How Trezor Bridge works, why it matters, and how to stay secure.
Trezor Bridge is (or historically was) the small companion software that allowed a web browser or desktop application to communicate securely with a Trezor hardware wallet over USB. It acted as a local transport layer that translates between your Trezor device and web apps (for example, Trezor Suite in web mode), enabling operations such as account viewing, transaction signing and firmware updates.
Browsers intentionally restrict direct USB/HID access for security. A local bridge server safely mediates those communications, enforcing origin checks and helping ensure only authorized pages can talk to your hardware wallet.
Important: Trezor has moved much of its user-facing functionality into the official Trezor Suite. The standalone Bridge has been deprecated and users are encouraged to migrate to the Suite (or to newer transport methods supported by modern devices). This transition improves the overall user experience and simplifies support.
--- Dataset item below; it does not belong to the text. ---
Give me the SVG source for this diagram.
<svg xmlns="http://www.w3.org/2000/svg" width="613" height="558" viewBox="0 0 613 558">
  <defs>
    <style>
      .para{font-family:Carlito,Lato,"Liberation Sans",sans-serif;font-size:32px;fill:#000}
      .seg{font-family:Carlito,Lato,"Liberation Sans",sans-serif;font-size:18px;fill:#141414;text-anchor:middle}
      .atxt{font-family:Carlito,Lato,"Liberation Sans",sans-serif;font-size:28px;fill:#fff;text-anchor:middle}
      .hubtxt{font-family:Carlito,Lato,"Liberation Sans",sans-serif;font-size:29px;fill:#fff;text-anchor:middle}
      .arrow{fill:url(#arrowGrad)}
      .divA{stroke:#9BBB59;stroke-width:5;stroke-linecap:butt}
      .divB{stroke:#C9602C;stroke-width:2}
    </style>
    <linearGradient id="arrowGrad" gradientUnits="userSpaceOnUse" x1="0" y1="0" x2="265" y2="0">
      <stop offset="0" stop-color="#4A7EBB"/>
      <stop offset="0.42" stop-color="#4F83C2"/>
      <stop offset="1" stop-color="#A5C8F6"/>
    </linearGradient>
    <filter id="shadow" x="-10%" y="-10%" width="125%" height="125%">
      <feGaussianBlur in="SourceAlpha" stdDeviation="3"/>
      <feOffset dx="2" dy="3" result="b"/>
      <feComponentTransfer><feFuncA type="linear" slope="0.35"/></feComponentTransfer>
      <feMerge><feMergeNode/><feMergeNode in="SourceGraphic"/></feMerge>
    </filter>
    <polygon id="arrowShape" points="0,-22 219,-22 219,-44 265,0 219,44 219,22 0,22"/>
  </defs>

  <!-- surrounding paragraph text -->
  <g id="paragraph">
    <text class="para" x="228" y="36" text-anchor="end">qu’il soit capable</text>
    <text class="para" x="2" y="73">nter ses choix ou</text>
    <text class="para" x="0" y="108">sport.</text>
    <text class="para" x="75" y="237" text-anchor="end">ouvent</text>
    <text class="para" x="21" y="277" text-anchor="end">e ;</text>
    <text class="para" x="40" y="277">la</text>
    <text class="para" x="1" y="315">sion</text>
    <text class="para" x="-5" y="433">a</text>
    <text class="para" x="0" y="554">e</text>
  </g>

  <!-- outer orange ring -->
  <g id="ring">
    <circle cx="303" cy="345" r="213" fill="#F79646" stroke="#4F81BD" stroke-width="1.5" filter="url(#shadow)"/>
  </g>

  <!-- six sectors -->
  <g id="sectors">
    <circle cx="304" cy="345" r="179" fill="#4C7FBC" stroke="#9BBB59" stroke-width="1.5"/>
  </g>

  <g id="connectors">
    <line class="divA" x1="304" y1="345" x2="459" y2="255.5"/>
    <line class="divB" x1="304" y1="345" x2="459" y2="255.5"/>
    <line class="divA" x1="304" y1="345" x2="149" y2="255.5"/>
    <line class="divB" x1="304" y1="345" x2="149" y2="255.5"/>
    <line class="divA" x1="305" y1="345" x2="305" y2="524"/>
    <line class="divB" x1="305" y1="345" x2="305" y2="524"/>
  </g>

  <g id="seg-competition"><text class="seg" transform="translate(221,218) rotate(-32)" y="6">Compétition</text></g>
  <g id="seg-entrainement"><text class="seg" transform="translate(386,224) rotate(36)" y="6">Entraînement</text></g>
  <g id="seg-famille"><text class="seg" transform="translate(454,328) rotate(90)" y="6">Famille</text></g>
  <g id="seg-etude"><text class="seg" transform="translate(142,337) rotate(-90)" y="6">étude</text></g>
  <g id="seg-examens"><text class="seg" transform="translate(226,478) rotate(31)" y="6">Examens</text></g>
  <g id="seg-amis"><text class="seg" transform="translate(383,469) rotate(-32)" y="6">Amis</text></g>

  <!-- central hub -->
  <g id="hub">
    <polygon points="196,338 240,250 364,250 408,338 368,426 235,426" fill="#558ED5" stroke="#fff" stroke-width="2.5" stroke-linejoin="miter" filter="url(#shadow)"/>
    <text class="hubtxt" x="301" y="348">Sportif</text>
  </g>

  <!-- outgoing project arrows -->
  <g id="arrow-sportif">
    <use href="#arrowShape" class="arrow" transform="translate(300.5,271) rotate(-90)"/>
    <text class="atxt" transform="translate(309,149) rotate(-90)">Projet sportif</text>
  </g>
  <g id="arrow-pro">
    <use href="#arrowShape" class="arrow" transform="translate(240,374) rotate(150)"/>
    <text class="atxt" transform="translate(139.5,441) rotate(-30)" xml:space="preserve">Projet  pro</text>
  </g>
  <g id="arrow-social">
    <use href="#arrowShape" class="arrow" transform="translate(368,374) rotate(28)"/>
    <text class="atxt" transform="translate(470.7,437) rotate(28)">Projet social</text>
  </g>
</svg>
The main risks are running tampered software or malicious web pages. Mitigations: always download Bridge/Suite from official sources, verify signatures where provided, keep firmware up to date, and confirm transactions on the hardware device screen.
Prefer using the official Trezor Suite desktop app for a smoother experience; Suite bundles or integrates the necessary transport layer as appropriate for your OS. If you require standalone Bridge for a particular legacy workflow, follow the official uninstall/installation guidance in the Trezor docs before proceeding.
Modern Trezor devices support WebUSB or other transport methods that reduce the need for Bridge in many setups — but dependencies vary by browser and OS. If a web app asks for Bridge, use only the official installer and validate it with the published guidance.